* Begin Given information *
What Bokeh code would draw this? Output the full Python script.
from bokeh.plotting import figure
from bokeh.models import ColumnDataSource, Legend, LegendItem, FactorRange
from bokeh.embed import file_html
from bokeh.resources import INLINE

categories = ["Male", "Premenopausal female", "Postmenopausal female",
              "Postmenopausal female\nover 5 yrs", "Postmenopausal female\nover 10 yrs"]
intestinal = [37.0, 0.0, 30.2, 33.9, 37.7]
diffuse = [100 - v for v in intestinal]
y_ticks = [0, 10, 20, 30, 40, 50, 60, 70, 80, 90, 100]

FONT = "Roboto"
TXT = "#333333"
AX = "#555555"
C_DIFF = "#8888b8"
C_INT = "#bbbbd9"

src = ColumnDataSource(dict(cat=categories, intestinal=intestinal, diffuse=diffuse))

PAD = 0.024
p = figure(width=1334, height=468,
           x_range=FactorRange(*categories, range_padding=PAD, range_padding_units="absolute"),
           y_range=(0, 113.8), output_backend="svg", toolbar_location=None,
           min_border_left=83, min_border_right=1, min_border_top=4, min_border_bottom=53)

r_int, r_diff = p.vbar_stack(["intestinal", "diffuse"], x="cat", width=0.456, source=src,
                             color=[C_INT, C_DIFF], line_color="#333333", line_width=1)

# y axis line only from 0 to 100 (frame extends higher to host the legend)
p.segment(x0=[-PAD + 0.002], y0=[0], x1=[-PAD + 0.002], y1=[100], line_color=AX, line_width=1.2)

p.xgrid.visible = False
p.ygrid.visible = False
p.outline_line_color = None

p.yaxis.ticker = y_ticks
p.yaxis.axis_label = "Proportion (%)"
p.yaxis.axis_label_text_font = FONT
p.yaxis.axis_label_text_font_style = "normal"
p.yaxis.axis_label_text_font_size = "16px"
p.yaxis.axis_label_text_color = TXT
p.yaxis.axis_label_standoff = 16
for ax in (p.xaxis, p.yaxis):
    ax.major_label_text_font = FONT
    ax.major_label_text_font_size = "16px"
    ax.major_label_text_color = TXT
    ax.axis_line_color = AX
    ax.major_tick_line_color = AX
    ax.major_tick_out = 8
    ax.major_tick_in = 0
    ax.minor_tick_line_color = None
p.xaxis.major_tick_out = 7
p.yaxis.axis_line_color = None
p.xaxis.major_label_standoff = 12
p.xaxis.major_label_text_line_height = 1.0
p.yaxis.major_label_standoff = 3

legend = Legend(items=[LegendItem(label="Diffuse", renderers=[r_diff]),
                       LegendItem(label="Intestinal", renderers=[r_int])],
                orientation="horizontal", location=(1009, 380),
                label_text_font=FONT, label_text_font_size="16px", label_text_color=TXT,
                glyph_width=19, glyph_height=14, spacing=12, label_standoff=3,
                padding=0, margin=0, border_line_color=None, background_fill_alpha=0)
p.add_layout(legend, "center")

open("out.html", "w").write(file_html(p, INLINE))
* End Given information *
* Begin Given information *
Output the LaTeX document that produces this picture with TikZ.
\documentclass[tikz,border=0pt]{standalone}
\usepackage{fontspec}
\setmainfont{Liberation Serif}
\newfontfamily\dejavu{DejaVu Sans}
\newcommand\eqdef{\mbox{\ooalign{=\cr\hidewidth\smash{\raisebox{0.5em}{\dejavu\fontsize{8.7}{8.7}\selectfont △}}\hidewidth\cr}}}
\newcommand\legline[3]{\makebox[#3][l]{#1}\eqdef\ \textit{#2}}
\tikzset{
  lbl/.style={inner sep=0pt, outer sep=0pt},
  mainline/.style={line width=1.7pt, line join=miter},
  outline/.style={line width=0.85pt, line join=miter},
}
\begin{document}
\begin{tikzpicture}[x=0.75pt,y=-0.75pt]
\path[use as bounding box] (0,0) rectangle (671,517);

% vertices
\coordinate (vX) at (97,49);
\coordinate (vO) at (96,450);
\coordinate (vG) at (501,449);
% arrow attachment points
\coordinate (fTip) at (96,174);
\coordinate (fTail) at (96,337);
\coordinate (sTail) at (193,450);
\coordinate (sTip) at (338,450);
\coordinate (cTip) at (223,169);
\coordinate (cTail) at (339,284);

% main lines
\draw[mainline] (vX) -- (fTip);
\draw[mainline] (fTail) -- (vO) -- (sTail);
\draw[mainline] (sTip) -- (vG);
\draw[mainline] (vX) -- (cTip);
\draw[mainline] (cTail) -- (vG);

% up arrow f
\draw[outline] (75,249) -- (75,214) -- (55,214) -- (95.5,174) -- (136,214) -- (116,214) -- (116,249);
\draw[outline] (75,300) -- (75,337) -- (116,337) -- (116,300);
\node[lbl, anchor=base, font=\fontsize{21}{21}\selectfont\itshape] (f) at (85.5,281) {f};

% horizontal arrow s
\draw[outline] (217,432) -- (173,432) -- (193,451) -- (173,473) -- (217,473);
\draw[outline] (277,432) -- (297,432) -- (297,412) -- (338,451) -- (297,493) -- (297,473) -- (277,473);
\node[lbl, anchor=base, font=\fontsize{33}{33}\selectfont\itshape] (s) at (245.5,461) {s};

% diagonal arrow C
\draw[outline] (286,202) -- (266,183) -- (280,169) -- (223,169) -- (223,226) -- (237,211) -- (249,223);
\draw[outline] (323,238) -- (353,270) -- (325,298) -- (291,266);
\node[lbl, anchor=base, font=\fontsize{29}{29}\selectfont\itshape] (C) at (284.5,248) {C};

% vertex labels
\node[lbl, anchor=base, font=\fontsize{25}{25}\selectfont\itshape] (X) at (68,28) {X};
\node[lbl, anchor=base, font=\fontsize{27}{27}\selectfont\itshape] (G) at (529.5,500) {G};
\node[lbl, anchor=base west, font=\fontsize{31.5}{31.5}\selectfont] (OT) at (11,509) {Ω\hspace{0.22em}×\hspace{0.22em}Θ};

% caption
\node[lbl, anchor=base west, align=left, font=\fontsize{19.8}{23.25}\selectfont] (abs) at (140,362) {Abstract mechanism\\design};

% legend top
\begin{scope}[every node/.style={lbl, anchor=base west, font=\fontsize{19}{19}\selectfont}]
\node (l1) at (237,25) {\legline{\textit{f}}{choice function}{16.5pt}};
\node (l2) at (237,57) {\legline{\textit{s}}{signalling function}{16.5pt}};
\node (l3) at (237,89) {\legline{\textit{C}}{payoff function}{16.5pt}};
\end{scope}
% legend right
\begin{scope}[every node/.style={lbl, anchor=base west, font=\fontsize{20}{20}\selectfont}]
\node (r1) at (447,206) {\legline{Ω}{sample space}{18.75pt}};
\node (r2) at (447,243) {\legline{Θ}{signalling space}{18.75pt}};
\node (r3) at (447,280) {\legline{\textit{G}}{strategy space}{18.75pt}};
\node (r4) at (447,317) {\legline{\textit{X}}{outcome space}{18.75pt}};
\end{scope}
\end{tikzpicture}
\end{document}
* End Given information *
◆ Task description: Extract exactly the run of lines beginning at the line with "What Bokeh code" and ending at the line with "from bokeh.resources import INLINE", including both ends and nothing beyond them.

◆ Output:
What Bokeh code would draw this? Output the full Python script.
from bokeh.plotting import figure
from bokeh.models import ColumnDataSource, Legend, LegendItem, FactorRange
from bokeh.embed import file_html
from bokeh.resources import INLINE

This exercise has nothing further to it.